Al riguardo, ritiene innanzitutto la Corte che il riferimento alla recidiva infraquinquennale, contenuto in sentenza, costituisca un mero refuso, atteso che la stessa risulta contestata esclusivamente come reiterata e specifica; quel che, in ogni caso, non incide affatto sulla motivazione, avendo la sentenza adeguatamente argomentato in ordine alla pericolosità del soggetto, tale da giustificare l'applicazione della contestata recidiva. In particolare, il Collegio ha evidenziato che «il M. risulta gravato da ben otto precedenti condanne, tre delle quali specifiche», in uno con la «non trascurabile gravità soggettiva dei fatti, indice di una spiccata pericolosità sociale»; così, peraltro, da non consentire di riconoscere le circostanze attenuanti generiche.

Risulta presente ed adeguata, pertanto, quella motivazione che il ricorso assume non sussistere.

Il gravame, pertanto, deve essere dichiarato inammissibile. Alla luce della sentenza 13 giugno 2000, n. 186, della Corte costituzionale e rilevato che, nella fattispecie, non sussistono elementi per ritenere che «la parte abbia proposto il ricorso senza versare in colpa nella determinazione della causa di inammissibilità», alla declaratoria dell'inammissibilità medesima consegue, a norma dell'art. 616 cod. proc. pen., l'onere delle spese del procedimento nonché quello del versamento della somma, in favore della Cassa delle ammende, equitativamente fissata in euro 1.000,00.

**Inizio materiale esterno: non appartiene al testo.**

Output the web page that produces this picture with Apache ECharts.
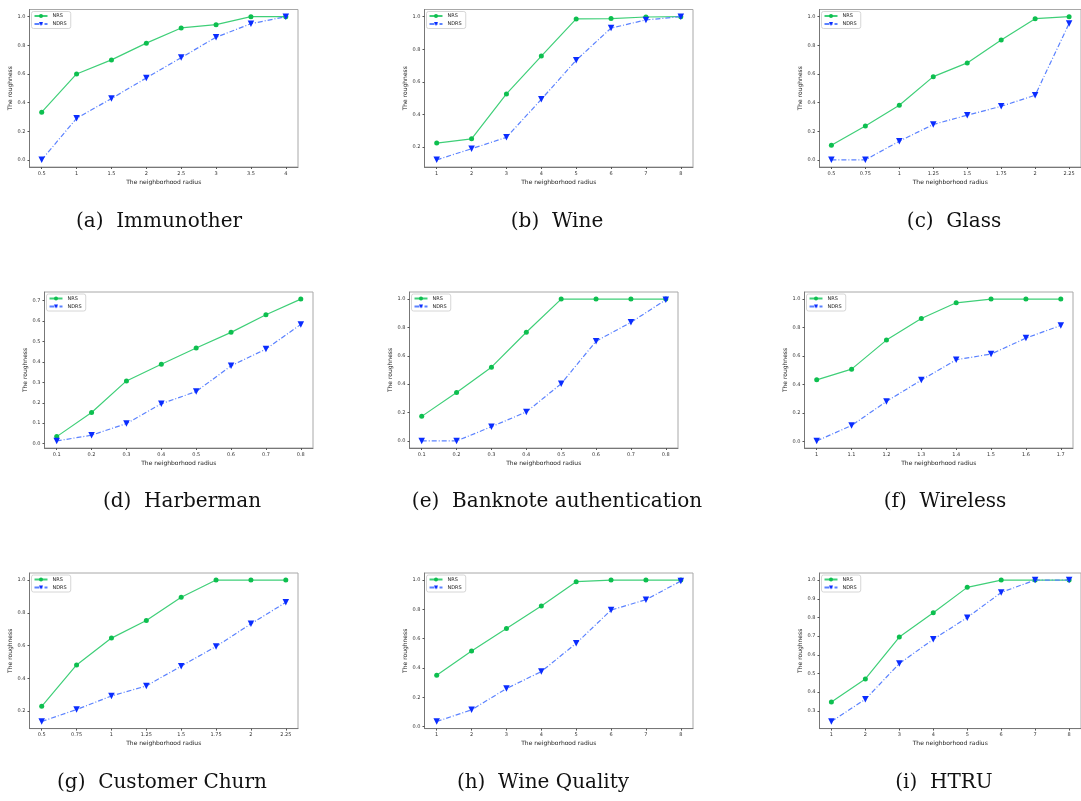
<!DOCTYPE html>
<html><head><meta charset="utf-8">
<script src="https://cdn.jsdelivr.net/npm/echarts@6/dist/echarts.min.js"></script>
<style>html,body{margin:0;padding:0;background:#fff}#c{width:1081px;height:801px}</style>
</head><body><div id="c"></div>
<script>
// ---- data ----
const seriesNames = ['NRS', 'NDRS'];
const xTitle = 'The neighborhood radius';
const yTitle = 'The roughness';

const immunotherX = [0.5, 1, 1.5, 2, 2.5, 3, 3.5, 4];
const immunotherNRS = [0.333, 0.600, 0.698, 0.815, 0.921, 0.944, 1.0, 1.0];
const immunotherNDRS = [0.0, 0.290, 0.428, 0.572, 0.714, 0.856, 0.951, 1.0];
const immunotherYTicks = [0.0, 0.2, 0.4, 0.6, 0.8, 1.0];

const wineX = [1, 2, 3, 4, 5, 6, 7, 8];
const wineNRS = [0.225, 0.251, 0.526, 0.758, 0.986, 0.988, 0.998, 1.0];
const wineNDRS = [0.122, 0.190, 0.260, 0.493, 0.733, 0.930, 0.980, 1.0];
const wineYTicks = [0.2, 0.4, 0.6, 0.8, 1.0];

const glassX = [0.5, 0.75, 1, 1.25, 1.5, 1.75, 2, 2.25];
const glassNRS = [0.102, 0.237, 0.381, 0.581, 0.677, 0.837, 0.986, 1.0];
const glassNDRS = [0.0, 0.0, 0.130, 0.247, 0.312, 0.374, 0.451, 0.953];
const glassYTicks = [0.0, 0.2, 0.4, 0.6, 0.8, 1.0];

const harbermanX = [0.1, 0.2, 0.3, 0.4, 0.5, 0.6, 0.7, 0.8];
const harbermanNRS = [0.034, 0.152, 0.307, 0.389, 0.468, 0.545, 0.631, 0.708];
const harbermanNDRS = [0.013, 0.041, 0.098, 0.195, 0.255, 0.381, 0.463, 0.584];
const harbermanYTicks = [0.0, 0.1, 0.2, 0.3, 0.4, 0.5, 0.6, 0.7];

const banknoteX = [0.1, 0.2, 0.3, 0.4, 0.5, 0.6, 0.7, 0.8];
const banknoteNRS = [0.173, 0.342, 0.520, 0.766, 1.0, 1.0, 1.0, 1.0];
const banknoteNDRS = [0.0, 0.0, 0.100, 0.204, 0.403, 0.703, 0.836, 0.995];
const banknoteYTicks = [0.0, 0.2, 0.4, 0.6, 0.8, 1.0];

const wirelessX = [1, 1.1, 1.2, 1.3, 1.4, 1.5, 1.6, 1.7];
const wirelessNRS = [0.433, 0.508, 0.712, 0.864, 0.974, 1.0, 1.0, 1.0];
const wirelessNDRS = [0.004, 0.112, 0.281, 0.431, 0.574, 0.614, 0.726, 0.815];
const wirelessYTicks = [0.0, 0.2, 0.4, 0.6, 0.8, 1.0];

const churnX = [0.5, 0.75, 1, 1.25, 1.5, 1.75, 2, 2.25];
const churnNRS = [0.230, 0.482, 0.646, 0.753, 0.895, 1.0, 1.0, 1.0];
const churnNDRS = [0.137, 0.210, 0.293, 0.354, 0.475, 0.595, 0.733, 0.864];
const churnYTicks = [0.2, 0.4, 0.6, 0.8, 1.0];

const wineQualityX = [1, 2, 3, 4, 5, 6, 7, 8];
const wineQualityNRS = [0.350, 0.516, 0.670, 0.823, 0.989, 1.0, 1.0, 1.0];
const wineQualityNDRS = [0.034, 0.114, 0.259, 0.375, 0.568, 0.795, 0.866, 0.993];
const wineQualityYTicks = [0.0, 0.2, 0.4, 0.6, 0.8, 1.0];

const htruX = [1, 2, 3, 4, 5, 6, 7, 8];
const htruNRS = [0.348, 0.471, 0.695, 0.825, 0.961, 1.0, 1.0, 1.0];
const htruNDRS = [0.243, 0.362, 0.553, 0.683, 0.799, 0.934, 1.0, 1.0];
const htruYTicks = [0.3, 0.4, 0.5, 0.6, 0.7, 0.8, 0.9, 1.0];

const captions = ['(a)  Immunother', '(b)  Wine', '(c)  Glass',
  '(d)  Harberman', '(e)  Banknote authentication', '(f)  Wireless',
  '(g)  Customer Churn', '(h)  Wine Quality', '(i)  HTRU'];

const panels = [
  [immunotherX, immunotherNRS, immunotherNDRS, immunotherYTicks],
  [wineX, wineNRS, wineNDRS, wineYTicks],
  [glassX, glassNRS, glassNDRS, glassYTicks],
  [harbermanX, harbermanNRS, harbermanNDRS, harbermanYTicks],
  [banknoteX, banknoteNRS, banknoteNDRS, banknoteYTicks],
  [wirelessX, wirelessNRS, wirelessNDRS, wirelessYTicks],
  [churnX, churnNRS, churnNDRS, churnYTicks],
  [wineQualityX, wineQualityNRS, wineQualityNDRS, wineQualityYTicks],
  [htruX, htruNRS, htruNDRS, htruYTicks]
];

// ---- layout (pixels) ----
const frameLT = [[29.5, 9.5], [424.5, 9.5], [819.5, 9.5],
  [44.5, 292], [409.5, 292], [804.5, 292],
  [29.5, 573], [424.5, 573], [819.5, 573]];
const rowH = [157.5, 156, 155.6];
const frameW = 268.5;
const captionXY = [[159, 222], [557, 222], [954, 222],
  [182, 502], [557, 502], [945, 502],
  [162, 783], [543, 783], [944, 783]];

const pad = v => (v.max - v.min) * 0.05;
const tiny = { fontFamily: 'DejaVu Sans', fontSize: 5, color: '#333' };

const grid = [], xAxis = [], yAxis = [], series = [], legend = [], graphic = [];
panels.forEach((p, i) => {
  const [xs, nrs, ndrs, yt] = p;
  const [l, t] = frameLT[i];
  const h = rowH[Math.floor(i / 3)];
  grid.push({ left: l, top: t, width: frameW, height: h, show: true,
    borderColor: '#a8a8a8', borderWidth: 1, backgroundColor: 'transparent', containLabel: false });
  xAxis.push({ type: 'value', gridIndex: i,
    min: v => v.min - pad(v), max: v => v.max + pad(v),
    name: xTitle, nameLocation: 'middle', nameGap: 12,
    nameTextStyle: { fontFamily: 'DejaVu Sans', fontSize: 6, color: '#222' },
    axisLine: { show: true, onZero: false, lineStyle: { color: '#777', width: 1 } },
    axisTick: { show: true, length: 2, customValues: xs, lineStyle: { color: '#555' } },
    axisLabel: { customValues: xs, margin: 4, ...tiny, formatter: v => String(v) },
    splitLine: { show: false } });
  yAxis.push({ type: 'value', gridIndex: i,
    min: v => v.min - pad(v), max: v => v.max + pad(v),
    name: yTitle, nameLocation: 'middle', nameGap: 13,
    nameTextStyle: { fontFamily: 'DejaVu Sans', fontSize: 6, color: '#222' },
    axisLine: { show: true, onZero: false, lineStyle: { color: '#777', width: 1 } },
    axisTick: { show: true, length: 2, customValues: yt, lineStyle: { color: '#555' } },
    axisLabel: { customValues: yt, margin: 4, ...tiny, formatter: v => v.toFixed(1) },
    splitLine: { show: false } });
  series.push({ name: seriesNames[0], type: 'line', xAxisIndex: i, yAxisIndex: i,
    data: xs.map((x, j) => [x, nrs[j]]),
    symbol: 'circle', symbolSize: 5, showAllSymbol: true,
    lineStyle: { color: '#3fcf78', width: 1.2 },
    itemStyle: { color: '#0dbf4f' }, z: 3 });
  series.push({ name: seriesNames[1], type: 'line', xAxisIndex: i, yAxisIndex: i,
    data: xs.map((x, j) => [x, ndrs[j]]),
    symbol: 'triangle', symbolRotate: 180, symbolSize: 6.5, showAllSymbol: true,
    lineStyle: { color: '#5b82ff', width: 1.2, type: [5, 2, 1, 2] },
    itemStyle: { color: '#0a2cff' }, z: 4 });
  legend.push({ data: seriesNames, orient: 'vertical', left: l + 2, top: t + 2,
    itemWidth: 13, itemHeight: 5, itemGap: 3, padding: [2, 4, 2, 2],
    borderColor: '#ccc', borderWidth: 0.8, borderRadius: 2, backgroundColor: '#fff',
    textStyle: { fontFamily: 'DejaVu Sans', fontSize: 5, color: '#222', padding: [0, 0, 0, 0] },
    selectedMode: false });
  graphic.push({ type: 'text', x: captionXY[i][0], y: captionXY[i][1],
    style: { text: captions[i], textAlign: 'center', textVerticalAlign: 'middle',
      fontFamily: 'DejaVu Serif', fontSize: 20, fill: '#111' } });
});

const chart = echarts.init(document.getElementById('c'), null, { renderer: 'canvas' });
chart.setOption({ animation: false, backgroundColor: '#fff',
  grid, xAxis, yAxis, series, legend, graphic });
</script></body></html>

E senza che rilevi, peraltro, la prescrizione dei reati, maturata prima della sentenza di appello. Ed invero, come affermato recentemente dal Supremo Collegio (Sez. U, 17 dicembre 2015, Ricci, non ancora depositata), la Corte di cassazione, adita con ricorso inammissibile, non può dichiarare la prescrizione del reato intervenuta prima della sentenza di appello, ma non rilevata né eccepita in quella sede o nei motivi di ricorso. Esattamente come nel caso di specie.

 

P.Q.M.

 

Dichiara inammissibile il ricorso e condanna il ricorrente al pagamento delle spese processuali e della somma di Euro 1.000,00 in favore della Cassa delle ammende.